Canada re-establishing itself as king of the rink
Posted: Mon February 16, 1998 at 2:40 PM ET
NAGANO, Japan (KRT) -- In the minds of some American hockey players it's obvious now, this vast Canadian conspiracy.
In order to wrest hockey superiority back from the Americans, Canada hatched a wicked plot, a devious smear campaign to portray the Americans as drunken louts uninterested in winning Winter Olympic gold.
The Americans have taken the bait totally.
The only problem is the Canadians didn't devise the scheme. The Americans created it long ago, back when they reached the conclusion that all the gold medal pressure was on Canada, the motherland of hockey, not the United States, the defending World Cup champions.
The Americans don't realize this yet.
That's why they responded so ridiculously when their third lackluster performance of these Olympics -- a 4-1 drubbing by the Canadians -- and a 4:45 a.m., nightclub sighting of team captain Chris Chelios and forward Brett Hull on Sunday caused reporters to question the team's intensity, commitment and effort.
"Maybe it's a Canadian conspiracy," said Chelios. "I was with my father and my family and everybody at the AT&T center."
"That's just the Canadians stirring [up trouble]," said U.S. forward Jeremy Roenick. "Let them yap all they want. That's what they do. It doesn't matter what we do off the ice, as long as we bring it on the ice."

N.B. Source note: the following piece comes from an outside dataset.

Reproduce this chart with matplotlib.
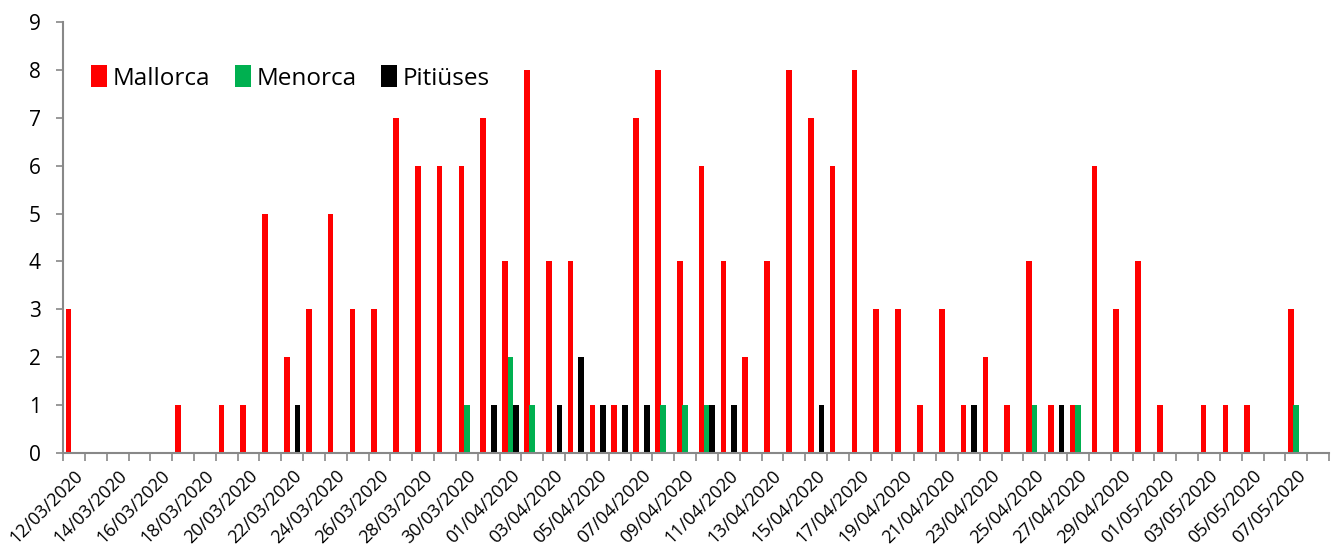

Canadians stirring (up trouble)?
U.S. reporters, not Canadians, spotted Hull and Chelios at a popular Nagano beer hall. [Hull didn't deny being there.] And USA coach Ron Wilson, not the Canadians, canceled Sunday's practice because, he said, his players were tired.
There's no conspiracy here.
There's just an overconfident American hockey team on the verge of getting embarrassed, on the verge of getting shut out of the medal ceremony and on the verge of giving NHL commissioner Gary Bettman a major headache.
No question. The Canadians have the most talented hockey team in this tournament. There's no shame in losing to Wayne Gretzky, Eric Lindros, Patrick Roy, Joe Sakic, Brendan Shanahan, Ray Bourque, Al MacInnis and Co.
"If we lose, we're not going to hang ourselves," Roenick said. "If we were playing Pakistan every day, we'd hang ourselves."
Chelios said, "It's a great tournament. No embarrassment. We have high expectations on ourselves. But it would be no embarrassment."
OK, we're all agreed. The Americans won't embarrass themselves if they finish this tournament without a medal.
But if they leave Nagano without having played any better than they have thus far, they will have embarrassed themselves. And, perhaps more important, they will have rendered Bettman's sacrifice worthless.
The commish, by stopping NHL play for two weeks, bet big on these Olympics. He's hoping the Games will boost American interest in his league. The ideal situation would be for the Canadians and Americans to meet in the gold medal game.
That doesn't seem likely now. Team USA could be done Wednesday morning when they face the game's best forward, Jaromir Jagr, and the game's best goalie, Dominik Hasek, and the rest of the Czech Republic.
Will CBS viewers stay up late to watch a gold-medal game pitting Canada-Russia?
I don't think so.
Chelios and Hull need to leave the partying to U.S. journalists, who have no problem performing after a night of drinking.
Yes, the Canadians have more talent. But the Canadians are dominating these Olympics -- and dominated Team USA -- because they have more focus, more determination. They approached the Games like a business trip. They're here to avenge their World Cup loss and restore order to the hockey world.
"You've got the best players in the world playing hard, back checking and very disciplined," said Shanahan. "We're not looking to get goals and pads stats. The talent gap is so small you need extra things like character and camaraderie and playing hard on short shifts."
Hull -- who said late-night partying was part of the "Olympic Experience" -- used the word "selfish" to describe the Americans, then backed off when he realized how badly that sounded.
But "selfish" captures the American hockey team more accurately than "victims of a Canadian conspiracy."